The Boston left-hander allowed nine hits while walking five and striking out two. Lester has allowed 21 runs in his past 12 1/3 innings and has not pitched five or more innings in any of his last three outings.

"I think the boys set the tone early," said Snider, who drove in three. "First pitch of the game, Lawrie comes out swinging, then J.P. and the rest of the at-bats we put together against a good pitcher like Lester ... To come out with a sweep is really something to build off of."

The onslaught of runs helped make a winner out of Henderson Alvarez despite an inconsistent afternoon. The right-hander surrendered three runs in the first on a home run by Adrian Gonzalez, then gave up a sacrifice fly to Mike Aviles in the fourth and a solo homer to Jacoby Ellsbury in the fifth.

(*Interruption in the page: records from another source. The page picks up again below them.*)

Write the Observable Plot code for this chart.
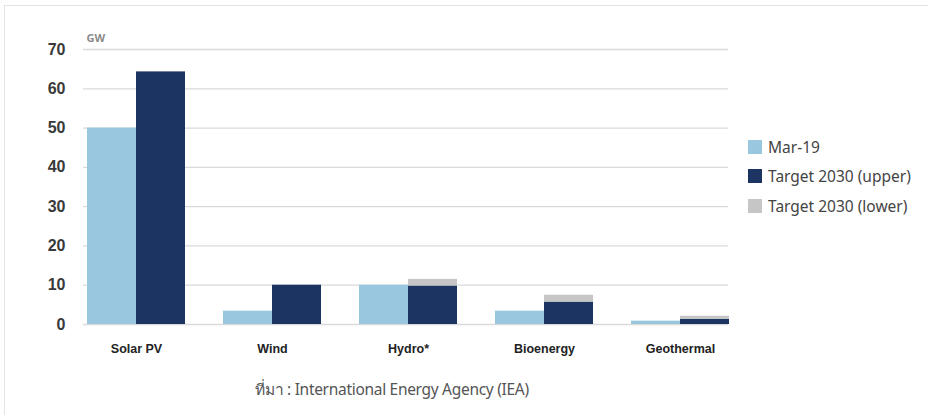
<!DOCTYPE html>
<html>
<head>
<meta charset="utf-8">
<script src="https://cdn.jsdelivr.net/npm/d3@7"></script>
<script src="https://cdn.jsdelivr.net/npm/@observablehq/plot@0.6"></script>
<style>
  html, body { margin: 0; padding: 0; background: #fff; }
  #wrap { position: relative; width: 928px; height: 415px; overflow: hidden; font-family: "Liberation Sans", Arial, sans-serif; }
  #frame { position: absolute; left: 4px; top: 5px; width: 1000px; height: 500px; border-left: 1.5px solid #e3e3e3; border-top: 1.5px solid #e3e3e3; box-sizing: border-box; }
  #chart { position: absolute; left: 0; top: 0; }
  #chart svg { overflow: visible; }
  #chart [aria-label^="y-axis"] text { font-family: "Liberation Sans", Arial, sans-serif; font-weight: bold; font-size: 16px; fill: #3a3a3a; }
  #chart [aria-label^="x-axis"] text { font-family: "Liberation Sans", Arial, sans-serif; font-weight: bold; font-size: 12.5px; fill: #222; }
  #legend { position: absolute; left: 748px; top: 132px; font-family: "Noto Sans", sans-serif; font-size: 15.5px; color: #444; }
  .item { display: flex; align-items: center; height: 29.5px; }
  .sw { width: 14px; height: 14px; margin-right: 6px; }
  #caption { position: absolute; left: 0; width: 784px; top: 377px; text-align: center; font-family: "Noto Sans", "DejaVu Sans", sans-serif; font-size: 15.5px; color: #555; letter-spacing: -0.3px; }
</style>
</head>
<body>
<div id="wrap">
  <div id="frame"></div>
  <div id="chart"></div>
  <div id="legend"></div>
  <div id="caption"></div>
</div>
<script>
const categories = ["Solar PV", "Wind", "Hydro*", "Bioenergy", "Geothermal"];
const mar19 = [50, 3.4, 10, 3.4, 0.85];
const targetUpper = [64.3, 10, 9.8, 5.7, 1.35];
const targetLowerExtra = [0, 0, 1.7, 1.75, 0.75];
const seriesNames = ["Mar-19", "Target 2030 (upper)", "Target 2030 (lower)"];
const seriesColors = ["#99c7e0", "#1c3461", "#c6c6c6"];
const yTicks = [0, 10, 20, 30, 40, 50, 60, 70];
const unitLabel = "GW";
const captionText = "ที่มา : International Energy Agency (IEA)";

const rowsMar = categories.map((c, i) => ({cat: c, series: seriesNames[0], value: mar19[i]}));
const rowsTarget = [
  ...categories.map((c, i) => ({cat: c, series: seriesNames[1], value: targetUpper[i]})),
  ...categories.map((c, i) => ({cat: c, series: seriesNames[2], value: targetLowerExtra[i]}))
];

const xRange = [83, 733], padIn = 0.282, padOut = 0.022;
const bw = d3.scaleBand().domain(categories).range(xRange).paddingInner(padIn).paddingOuter(padOut).align(0.5).bandwidth();
const half = bw / 2;

const plot = Plot.plot({
  width: 928,
  height: 370,
  marginLeft: 83,
  marginRight: 200,
  marginTop: 49,
  marginBottom: 46,
  x: {domain: categories, range: xRange, paddingInner: padIn, paddingOuter: padOut, align: 0.5, label: null, tickSize: 0, tickPadding: 20},
  y: {domain: [0, 70], ticks: yTicks, label: null, tickSize: 0, tickPadding: 18},
  color: {domain: seriesNames, range: seriesColors},
  marks: [
    Plot.ruleY(yTicks, {stroke: "#dadada", strokeWidth: 1.3}),
    Plot.barY(rowsMar, {x: "cat", y: "value", fill: "series", insetRight: half}),
    Plot.barY(rowsTarget, {x: "cat", y: "value", fill: "series", insetLeft: half}),
    Plot.text([unitLabel], {frameAnchor: "top-left", dx: 3, dy: -8, lineAnchor: "bottom", textAnchor: "start", fill: "#8a8a8a", fontSize: 11, fontWeight: "bold"})
  ]
});
document.getElementById("chart").appendChild(plot);

const legend = document.getElementById("legend");
seriesNames.forEach((n, i) => {
  const it = document.createElement("div");
  it.className = "item";
  const sw = document.createElement("span");
  sw.className = "sw";
  sw.style.background = seriesColors[i];
  const t = document.createElement("span");
  t.textContent = n;
  it.appendChild(sw); it.appendChild(t);
  legend.appendChild(it);
});
document.getElementById("caption").textContent = captionText;
</script>
</body>
</html>
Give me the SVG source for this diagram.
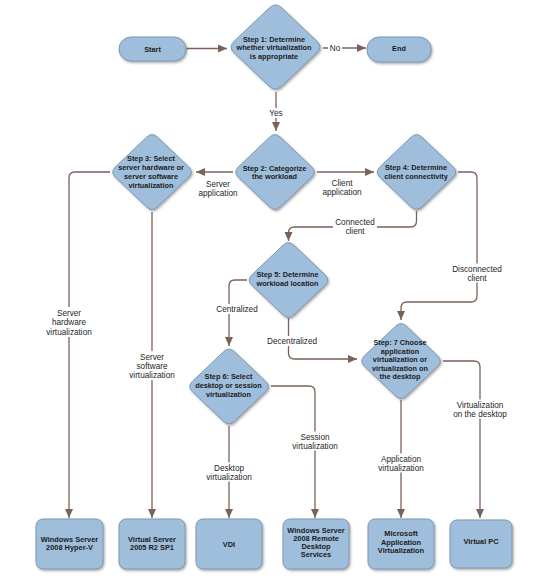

Alvarez came back out to start the sixth and should have been out of the inning when a fly ball was hit to Davis with two outs. But Davis lost the ball in the sun, which allowed the inning to continue, and two runs would cross the plate before the Blue Jays escape.

The 22-year-old Alvarez was charged with seven runs on eight hits, walked two and struck out two in 5 2/3 innings.

"There are times when he comes out he's so strong he throws right through his sink and he doesn't quite have his release point," Farrell said of Alvarez, who has a 7.58 ERA in the first inning this season.

"He's a guy that hitters know coming in to look hard. It's going to be fastball or changeup ... He throws a lot of strikes and if his location isn't a little more fine early in the game, that's when he can run into a little bit of difficulty."

Toronto's road trip, which started off by the Blue Jays getting swept by the Yankees, now comes to an end with the club recording a sweep of its own. That allowed the club to move ahead of Boston and out of last place in the American League East.

"Our team has been able to bounce back," said Arencibia, who had six RBIs in the series. "It's pretty crazy. When we've gotten swept, we've either been able to bounce back with a sweep or win a series. It's kind of a credit to the pitchers to keep us in the game and the hitters to go out there and do what we need to do."